#### SHORT PROBLEM
Transcribe all of the material exactly. Any picture in it should be left out.
━━ SUPPLIED INFORMATION
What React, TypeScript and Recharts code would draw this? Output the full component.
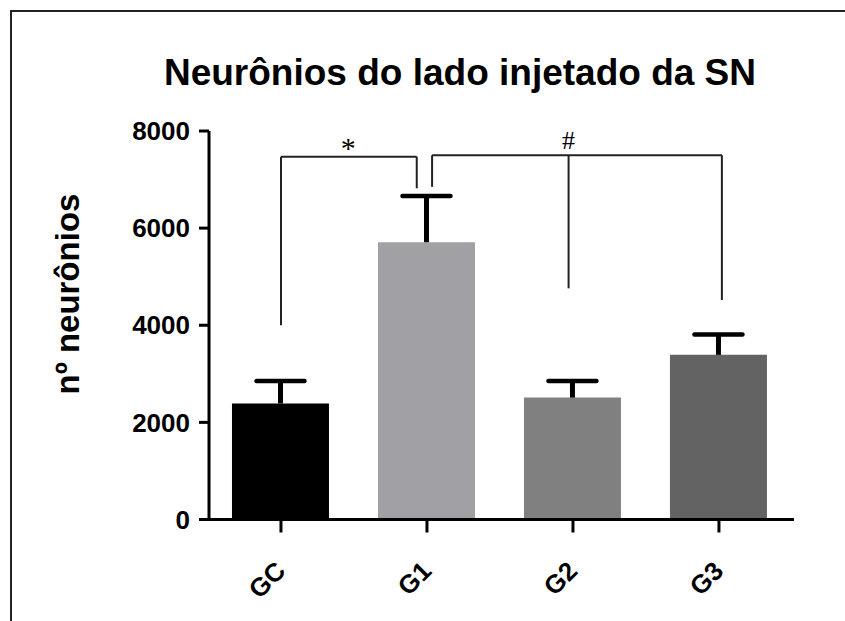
import React from "react";
import {
  Bar,
  BarChart,
  Cell,
  ReferenceDot,
  ReferenceLine,
  XAxis,
  YAxis,
} from "recharts";

// values
const categories = ["GC", "G1", "G2", "G3"];
const means = [2390, 5710, 2510, 3390];
const sems = [460, 950, 340, 420];
const barColors = ["#000000", "#a1a0a4", "#808080", "#636363"];
const yTicks = [0, 2000, 4000, 6000, 8000];

// significance brackets, as [group position, value] polylines
const starBracket = [
  [0, 4000],
  [0, 7470],
  [0.93, 7470],
  [0.93, 6820],
];
const hashTop = [
  [1.035, 7500],
  [3.02, 7500],
];
const hashLegs = [
  [1.035, 6850],
  [1.97, 4760],
  [3.02, 4520],
];
// y here is the text baseline
const marks = [
  { x: 0.46, y: 7440, text: "*", size: 30 },
  { x: 1.97, y: 7620, text: "#", size: 26 },
];

const FONT = "'Liberation Sans', Arial, sans-serif";
const SERIF = "'Liberation Serif', 'Times New Roman', serif";

const data = categories.map((name, i) => ({
  x: i,
  name,
  mean: means[i],
  sem: sems[i],
}));

// pairs of points -> line segments
const segments: { x: number; y: number }[][] = [];
for (let i = 0; i < starBracket.length - 1; i++) {
  segments.push([
    { x: starBracket[i][0], y: starBracket[i][1] },
    { x: starBracket[i + 1][0], y: starBracket[i + 1][1] },
  ]);
}
segments.push([
  { x: hashTop[0][0], y: hashTop[0][1] },
  { x: hashTop[1][0], y: hashTop[1][1] },
]);
hashLegs.forEach(([x, y]) => {
  segments.push([
    { x, y },
    { x, y: hashTop[0][1] },
  ]);
});

function ErrorShape(props: any) {
  const { x, y, width, height } = props;
  const cx = x + width / 2;
  return (
    <g>
      <line x1={cx} x2={cx} y1={y + height} y2={y} stroke="#000" strokeWidth={5} />
      <line
        x1={cx - 24}
        x2={cx + 24}
        y1={y}
        y2={y}
        stroke="#000"
        strokeWidth={4.5}
        strokeLinecap="round"
      />
    </g>
  );
}

function XTick(props: any) {
  const { x, y, payload } = props;
  return (
    <text
      transform={`translate(${x + 6},${y + 38}) rotate(-45)`}
      textAnchor="end"
      fontFamily={FONT}
      fontWeight="bold"
      fontSize={26}
      fill="#000"
    >
      {categories[payload.value]}
    </text>
  );
}

export default function App() {
  return (
    <div
      style={{
        position: "absolute",
        left: 0,
        top: 0,
        width: 845,
        height: 621,
        overflow: "hidden",
        background: "#fff",
      }}
    >
      <div
        style={{
          position: "absolute",
          left: 10,
          top: 10,
          width: 1000,
          height: 800,
          borderLeft: "2px solid #222",
          borderTop: "2px solid #222",
        }}
      />
      <svg
        width={845}
        height={621}
        style={{ position: "absolute", left: 0, top: 0, pointerEvents: "none" }}
      >
        <text
          x={460}
          y={85}
          textAnchor="middle"
          fontFamily={FONT}
          fontWeight="bold"
          fontSize={37}
          fill="#000"
        >
          Neurônios do lado injetado da SN
        </text>
        <text
          transform="translate(79,294) rotate(-90)"
          textAnchor="middle"
          fontFamily={FONT}
          fontWeight="bold"
          fontSize={33}
          fill="#000"
        >
          nº neurônios
        </text>
      </svg>
      <div style={{ position: "absolute", left: 0, top: 0 }}>
        <BarChart
          width={845}
          height={621}
          data={data}
          margin={{ top: 131, right: 51, bottom: 0, left: 0 }}
        >
          <XAxis
            dataKey="x"
            type="number"
            domain={[-0.493, 3.514]}
            ticks={[0, 1, 2, 3]}
            interval={0}
            allowDataOverflow
            axisLine={{ stroke: "#000", strokeWidth: 3 }}
            tickLine={{ stroke: "#000", strokeWidth: 3 }}
            tickSize={13}
            tick={<XTick />}
            height={101.5}
          />
          <YAxis
            type="number"
            domain={[0, 8000]}
            ticks={yTicks}
            interval={0}
            width={209}
            axisLine={{ stroke: "#000", strokeWidth: 3 }}
            tickLine={{ stroke: "#000", strokeWidth: 3 }}
            tickSize={10}
            tickMargin={9}
            tick={{ fill: "#000", fontFamily: FONT, fontWeight: "bold", fontSize: 26 }}
          />
          <Bar dataKey="mean" stackId="a" barSize={97} isAnimationActive={false}>
            {data.map((d, i) => (
              <Cell key={d.name} fill={barColors[i]} />
            ))}
          </Bar>
          <Bar
            dataKey="sem"
            stackId="a"
            barSize={97}
            isAnimationActive={false}
            shape={<ErrorShape />}
          />
          {segments.map((seg, i) => (
            <ReferenceLine
              key={i}
              segment={seg}
              stroke="#222"
              strokeWidth={2}
              ifOverflow="visible"
            />
          ))}
          {marks.map((m) => (
            <ReferenceDot
              key={m.text}
              x={m.x}
              y={m.y}
              r={0}
              ifOverflow="visible"
              shape={(p: any) => (
                <text
                  x={p.cx}
                  y={p.cy}
                  textAnchor="middle"
                  fontFamily={SERIF}
                  fontSize={m.size}
                  fill="#000"
                >
                  {m.text}
                </text>
              )}
            />
          ))}
        </BarChart>
      </div>
    </div>
  );
}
━━━━
#### SOLUTION TO THIS TASK
What React, TypeScript and Recharts code would draw this? Output the full component.
import React from "react";
import {
  Bar,
  BarChart,
  Cell,
  ReferenceDot,
  ReferenceLine,
  XAxis,
  YAxis,
} from "recharts";

// values
const categories = ["GC", "G1", "G2", "G3"];
const means = [2390, 5710, 2510, 3390];
const sems = [460, 950, 340, 420];
const barColors = ["#000000", "#a1a0a4", "#808080", "#636363"];
const yTicks = [0, 2000, 4000, 6000, 8000];

// significance brackets, as [group position, value] polylines
const starBracket = [
  [0, 4000],
  [0, 7470],
  [0.93, 7470],
  [0.93, 6820],
];
const hashTop = [
  [1.035, 7500],
  [3.02, 7500],
];
const hashLegs = [
  [1.035, 6850],
  [1.97, 4760],
  [3.02, 4520],
];
// y here is the text baseline
const marks = [
  { x: 0.46, y: 7440, text: "*", size: 30 },
  { x: 1.97, y: 7620, text: "#", size: 26 },
];

const FONT = "'Liberation Sans', Arial, sans-serif";
const SERIF = "'Liberation Serif', 'Times New Roman', serif";

const data = categories.map((name, i) => ({
  x: i,
  name,
  mean: means[i],
  sem: sems[i],
}));

// pairs of points -> line segments
const segments: { x: number; y: number }[][] = [];
for (let i = 0; i < starBracket.length - 1; i++) {
  segments.push([
    { x: starBracket[i][0], y: starBracket[i][1] },
    { x: starBracket[i + 1][0], y: starBracket[i + 1][1] },
  ]);
}
segments.push([
  { x: hashTop[0][0], y: hashTop[0][1] },
  { x: hashTop[1][0], y: hashTop[1][1] },
]);
hashLegs.forEach(([x, y]) => {
  segments.push([
    { x, y },
    { x, y: hashTop[0][1] },
  ]);
});

function ErrorShape(props: any) {
  const { x, y, width, height } = props;
  const cx = x + width / 2;
  return (
    <g>
      <line x1={cx} x2={cx} y1={y + height} y2={y} stroke="#000" strokeWidth={5} />
      <line
        x1={cx - 24}
        x2={cx + 24}
        y1={y}
        y2={y}
        stroke="#000"
        strokeWidth={4.5}
        strokeLinecap="round"
      />
    </g>
  );
}

function XTick(props: any) {
  const { x, y, payload } = props;
  return (
    <text
      transform={`translate(${x + 6},${y + 38}) rotate(-45)`}
      textAnchor="end"
      fontFamily={FONT}
      fontWeight="bold"
      fontSize={26}
      fill="#000"
    >
      {categories[payload.value]}
    </text>
  );
}

export default function App() {
  return (
    <div
      style={{
        position: "absolute",
        left: 0,
        top: 0,
        width: 845,
        height: 621,
        overflow: "hidden",
        background: "#fff",
      }}
    >
      <div
        style={{
          position: "absolute",
          left: 10,
          top: 10,
          width: 1000,
          height: 800,
          borderLeft: "2px solid #222",
          borderTop: "2px solid #222",
        }}
      />
      <svg
        width={845}
        height={621}
        style={{ position: "absolute", left: 0, top: 0, pointerEvents: "none" }}
      >
        <text
          x={460}
          y={85}
          textAnchor="middle"
          fontFamily={FONT}
          fontWeight="bold"
          fontSize={37}
          fill="#000"
        >
          Neurônios do lado injetado da SN
        </text>
        <text
          transform="translate(79,294) rotate(-90)"
          textAnchor="middle"
          fontFamily={FONT}
          fontWeight="bold"
          fontSize={33}
          fill="#000"
        >
          nº neurônios
        </text>
      </svg>
      <div style={{ position: "absolute", left: 0, top: 0 }}>
        <BarChart
          width={845}
          height={621}
          data={data}
          margin={{ top: 131, right: 51, bottom: 0, left: 0 }}
        >
          <XAxis
            dataKey="x"
            type="number"
            domain={[-0.493, 3.514]}
            ticks={[0, 1, 2, 3]}
            interval={0}
            allowDataOverflow
            axisLine={{ stroke: "#000", strokeWidth: 3 }}
            tickLine={{ stroke: "#000", strokeWidth: 3 }}
            tickSize={13}
            tick={<XTick />}
            height={101.5}
          />
          <YAxis
            type="number"
            domain={[0, 8000]}
            ticks={yTicks}
            interval={0}
            width={209}
            axisLine={{ stroke: "#000", strokeWidth: 3 }}
            tickLine={{ stroke: "#000", strokeWidth: 3 }}
            tickSize={10}
            tickMargin={9}
            tick={{ fill: "#000", fontFamily: FONT, fontWeight: "bold", fontSize: 26 }}
          />
          <Bar dataKey="mean" stackId="a" barSize={97} isAnimationActive={false}>
            {data.map((d, i) => (
              <Cell key={d.name} fill={barColors[i]} />
            ))}
          </Bar>
          <Bar
            dataKey="sem"
            stackId="a"
            barSize={97}
            isAnimationActive={false}
            shape={<ErrorShape />}
          />
          {segments.map((seg, i) => (
            <ReferenceLine
              key={i}
              segment={seg}
              stroke="#222"
              strokeWidth={2}
              ifOverflow="visible"
            />
          ))}
          {marks.map((m) => (
            <ReferenceDot
              key={m.text}
              x={m.x}
              y={m.y}
              r={0}
              ifOverflow="visible"
              shape={(p: any) => (
                <text
                  x={p.cx}
                  y={p.cy}
                  textAnchor="middle"
                  fontFamily={SERIF}
                  fontSize={m.size}
                  fill="#000"
                >
                  {m.text}
                </text>
              )}
            />
          ))}
        </BarChart>
      </div>
    </div>
  );
}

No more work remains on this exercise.